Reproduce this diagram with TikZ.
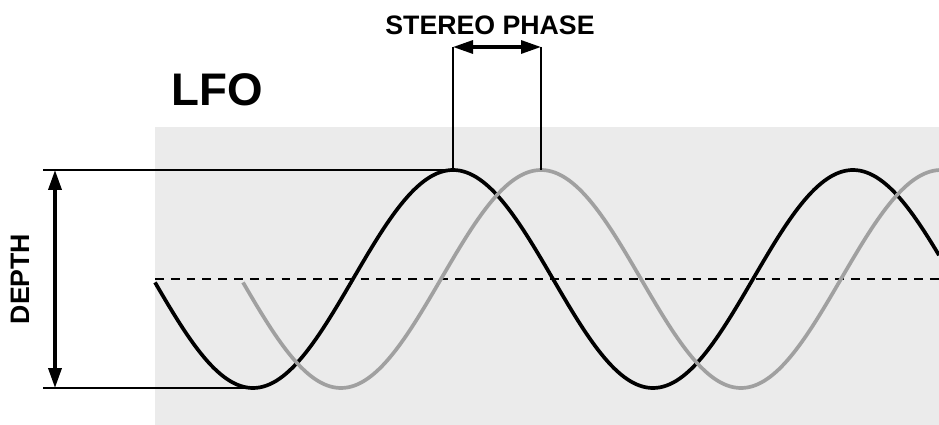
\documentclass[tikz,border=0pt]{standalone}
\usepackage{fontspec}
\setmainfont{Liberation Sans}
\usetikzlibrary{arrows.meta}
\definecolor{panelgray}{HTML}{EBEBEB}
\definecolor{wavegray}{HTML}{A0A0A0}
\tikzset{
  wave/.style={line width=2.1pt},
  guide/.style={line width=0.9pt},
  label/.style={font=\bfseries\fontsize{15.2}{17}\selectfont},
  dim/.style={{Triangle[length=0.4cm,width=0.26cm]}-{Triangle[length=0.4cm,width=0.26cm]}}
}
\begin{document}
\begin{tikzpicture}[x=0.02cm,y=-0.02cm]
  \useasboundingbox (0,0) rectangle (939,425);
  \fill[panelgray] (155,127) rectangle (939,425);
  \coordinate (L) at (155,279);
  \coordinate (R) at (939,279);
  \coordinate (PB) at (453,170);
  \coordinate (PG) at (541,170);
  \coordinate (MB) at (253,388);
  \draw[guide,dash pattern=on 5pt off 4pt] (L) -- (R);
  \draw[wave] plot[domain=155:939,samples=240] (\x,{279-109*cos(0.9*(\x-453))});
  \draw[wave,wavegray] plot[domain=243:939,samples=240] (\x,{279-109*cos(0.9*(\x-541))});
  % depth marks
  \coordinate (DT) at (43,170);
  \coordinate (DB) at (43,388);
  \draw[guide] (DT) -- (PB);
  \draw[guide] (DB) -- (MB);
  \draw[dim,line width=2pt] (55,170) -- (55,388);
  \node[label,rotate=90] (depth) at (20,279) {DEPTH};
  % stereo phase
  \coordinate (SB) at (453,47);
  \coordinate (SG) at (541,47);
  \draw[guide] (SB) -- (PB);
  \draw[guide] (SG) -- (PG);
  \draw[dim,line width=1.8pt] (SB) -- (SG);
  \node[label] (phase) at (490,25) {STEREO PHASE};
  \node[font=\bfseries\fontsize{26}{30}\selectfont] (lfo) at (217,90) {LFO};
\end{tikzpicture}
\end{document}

= Stated task =
Transcribe the listing in full and omit the pictures.

= Solution =
Reproduce this diagram with TikZ.
\documentclass[tikz,border=0pt]{standalone}
\usepackage{fontspec}
\setmainfont{Liberation Sans}
\usetikzlibrary{arrows.meta}
\definecolor{panelgray}{HTML}{EBEBEB}
\definecolor{wavegray}{HTML}{A0A0A0}
\tikzset{
  wave/.style={line width=2.1pt},
  guide/.style={line width=0.9pt},
  label/.style={font=\bfseries\fontsize{15.2}{17}\selectfont},
  dim/.style={{Triangle[length=0.4cm,width=0.26cm]}-{Triangle[length=0.4cm,width=0.26cm]}}
}
\begin{document}
\begin{tikzpicture}[x=0.02cm,y=-0.02cm]
  \useasboundingbox (0,0) rectangle (939,425);
  \fill[panelgray] (155,127) rectangle (939,425);
  \coordinate (L) at (155,279);
  \coordinate (R) at (939,279);
  \coordinate (PB) at (453,170);
  \coordinate (PG) at (541,170);
  \coordinate (MB) at (253,388);
  \draw[guide,dash pattern=on 5pt off 4pt] (L) -- (R);
  \draw[wave] plot[domain=155:939,samples=240] (\x,{279-109*cos(0.9*(\x-453))});
  \draw[wave,wavegray] plot[domain=243:939,samples=240] (\x,{279-109*cos(0.9*(\x-541))});
  % depth marks
  \coordinate (DT) at (43,170);
  \coordinate (DB) at (43,388);
  \draw[guide] (DT) -- (PB);
  \draw[guide] (DB) -- (MB);
  \draw[dim,line width=2pt] (55,170) -- (55,388);
  \node[label,rotate=90] (depth) at (20,279) {DEPTH};
  % stereo phase
  \coordinate (SB) at (453,47);
  \coordinate (SG) at (541,47);
  \draw[guide] (SB) -- (PB);
  \draw[guide] (SG) -- (PG);
  \draw[dim,line width=1.8pt] (SB) -- (SG);
  \node[label] (phase) at (490,25) {STEREO PHASE};
  \node[font=\bfseries\fontsize{26}{30}\selectfont] (lfo) at (217,90) {LFO};
\end{tikzpicture}
\end{document}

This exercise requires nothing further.